** Supplied material **

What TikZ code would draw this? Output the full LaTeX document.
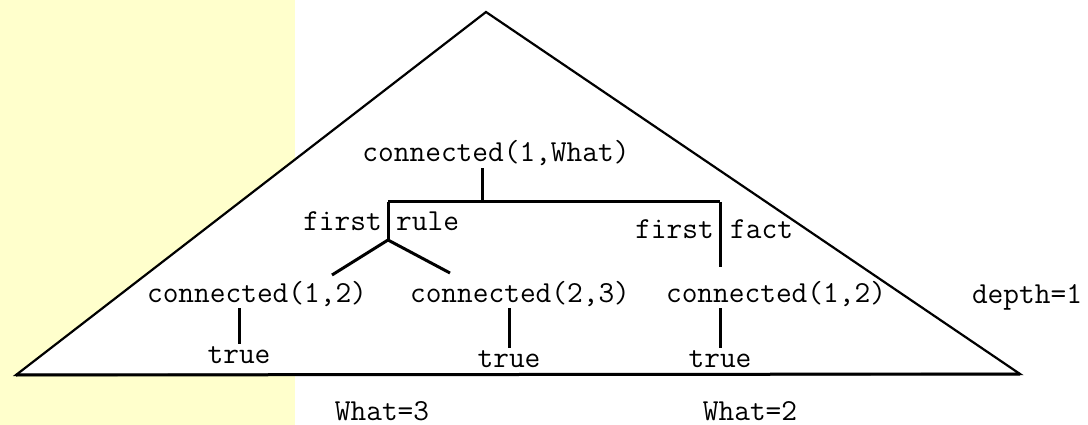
\documentclass[tikz,border=0pt]{standalone}
\usepackage{fontspec}
\usepackage{tikz}
\usetikzlibrary{positioning,calc}
\definecolor{paper}{HTML}{FFFFCC}

\begin{document}
\begin{tikzpicture}[x=1pt,y=-1pt,
    lbl/.style={font=\ttfamily\fontsize{30.5}{34}\selectfont, inner sep=2pt},
    tag/.style={lbl, inner sep=0pt},
    tree/.style={line width=3pt},
    space/.style={line width=2.2pt, line join=miter, fill=white}]
    \useasboundingbox (0,0) rectangle (1088,425);
    \fill[paper] (0,0) rectangle (295,425);
    \coordinate (Apex) at (486,12);
    \coordinate (LeftC) at (16,375);
    \coordinate (RightC) at (1020,374);
    \draw[space] (LeftC) -- (Apex) -- (RightC) -- cycle;
    \draw[line width=3pt] (LeftC) -- (RightC);
    \node[lbl, anchor=base] (Goal) at (496,162) {connected(1,What)};
    \coordinate (Split) at (482,202);
    \coordinate (RuleJ) at (388,202);
    \coordinate (FactJ) at (720,202);
    \coordinate (Fork) at (388,240);
    \coordinate (ForkL) at (332,275);
    \coordinate (ForkR) at (450,273);
    \coordinate (FactE) at (720,267);
    \node[tag, anchor=base east] (FirstR) at (382,230) {first};
    \node[tag, anchor=base west] (Rule) at (396,230) {rule};
    \node[tag, anchor=base east] (FirstF) at (714,238) {first};
    \node[tag, anchor=base west] (Fact) at (730,238) {fact};
    \node[lbl, anchor=base] (ConA) at (257,302) {connected(1,2)};
    \node[lbl, anchor=base] (ConB) at (520,302) {connected(2,3)};
    \node[lbl, anchor=base] (ConC) at (776,302) {connected(1,2)};
    \node[lbl, anchor=base] (TrueA) at (239,363) {true};
    \node[lbl, anchor=base] (TrueB) at (509,367) {true};
    \node[lbl, anchor=base] (TrueC) at (720,367) {true};
    \node[lbl, anchor=base] (Depth) at (1027,303) {depth=1};
    \node[lbl, anchor=base] (WhatA) at (382,420) {What=3};
    \node[lbl, anchor=base] (WhatB) at (750,420) {What=2};
    \draw[tree] (Goal.south -| Split) -- (Split);
    \draw[tree] (RuleJ) -- (FactJ);
    \draw[tree] (RuleJ) -- (Fork);
    \draw[tree] (ForkL) -- (Fork) -- (ForkR);
    \draw[tree] (FactJ) -- (FactE);
    \draw[tree] (ConA.south -| TrueA) -- (TrueA.north);
    \draw[tree] (ConB.south -| TrueB) -- (TrueB.north);
    \draw[tree] (ConC.south -| TrueC) -- (TrueC.north);
\end{tikzpicture}
\end{document}
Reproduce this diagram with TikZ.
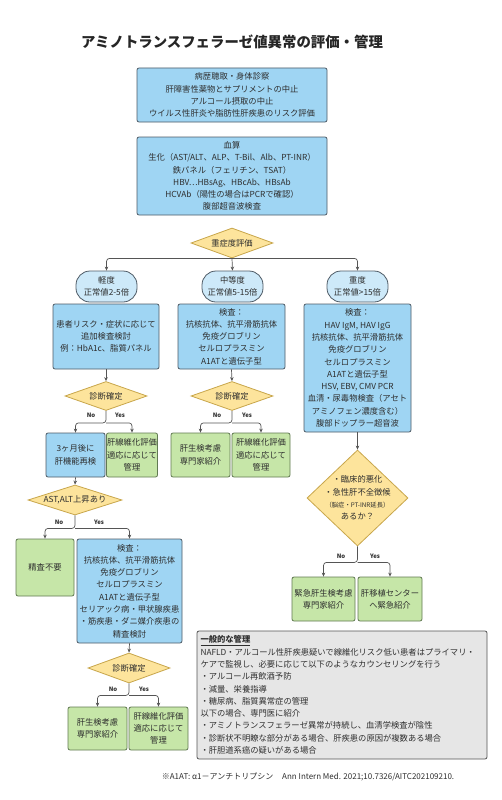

** Aim of the exercise **
Extract the entries in full, exactly as they are, minus the pictures.

** Response for this exercise **
What TikZ code would draw this? Output the full LaTeX document.
\documentclass[tikz,border=0pt]{standalone}
\usepackage{fontspec}
\usepackage{tikz}
\usetikzlibrary{positioning,calc}
\definecolor{paper}{HTML}{FFFFCC}

\begin{document}
\begin{tikzpicture}[x=1pt,y=-1pt,
    lbl/.style={font=\ttfamily\fontsize{30.5}{34}\selectfont, inner sep=2pt},
    tag/.style={lbl, inner sep=0pt},
    tree/.style={line width=3pt},
    space/.style={line width=2.2pt, line join=miter, fill=white}]
    \useasboundingbox (0,0) rectangle (1088,425);
    \fill[paper] (0,0) rectangle (295,425);
    \coordinate (Apex) at (486,12);
    \coordinate (LeftC) at (16,375);
    \coordinate (RightC) at (1020,374);
    \draw[space] (LeftC) -- (Apex) -- (RightC) -- cycle;
    \draw[line width=3pt] (LeftC) -- (RightC);
    \node[lbl, anchor=base] (Goal) at (496,162) {connected(1,What)};
    \coordinate (Split) at (482,202);
    \coordinate (RuleJ) at (388,202);
    \coordinate (FactJ) at (720,202);
    \coordinate (Fork) at (388,240);
    \coordinate (ForkL) at (332,275);
    \coordinate (ForkR) at (450,273);
    \coordinate (FactE) at (720,267);
    \node[tag, anchor=base east] (FirstR) at (382,230) {first};
    \node[tag, anchor=base west] (Rule) at (396,230) {rule};
    \node[tag, anchor=base east] (FirstF) at (714,238) {first};
    \node[tag, anchor=base west] (Fact) at (730,238) {fact};
    \node[lbl, anchor=base] (ConA) at (257,302) {connected(1,2)};
    \node[lbl, anchor=base] (ConB) at (520,302) {connected(2,3)};
    \node[lbl, anchor=base] (ConC) at (776,302) {connected(1,2)};
    \node[lbl, anchor=base] (TrueA) at (239,363) {true};
    \node[lbl, anchor=base] (TrueB) at (509,367) {true};
    \node[lbl, anchor=base] (TrueC) at (720,367) {true};
    \node[lbl, anchor=base] (Depth) at (1027,303) {depth=1};
    \node[lbl, anchor=base] (WhatA) at (382,420) {What=3};
    \node[lbl, anchor=base] (WhatB) at (750,420) {What=2};
    \draw[tree] (Goal.south -| Split) -- (Split);
    \draw[tree] (RuleJ) -- (FactJ);
    \draw[tree] (RuleJ) -- (Fork);
    \draw[tree] (ForkL) -- (Fork) -- (ForkR);
    \draw[tree] (FactJ) -- (FactE);
    \draw[tree] (ConA.south -| TrueA) -- (TrueA.north);
    \draw[tree] (ConB.south -| TrueB) -- (TrueB.north);
    \draw[tree] (ConC.south -| TrueC) -- (TrueC.north);
\end{tikzpicture}
\end{document}
Reproduce this diagram with TikZ.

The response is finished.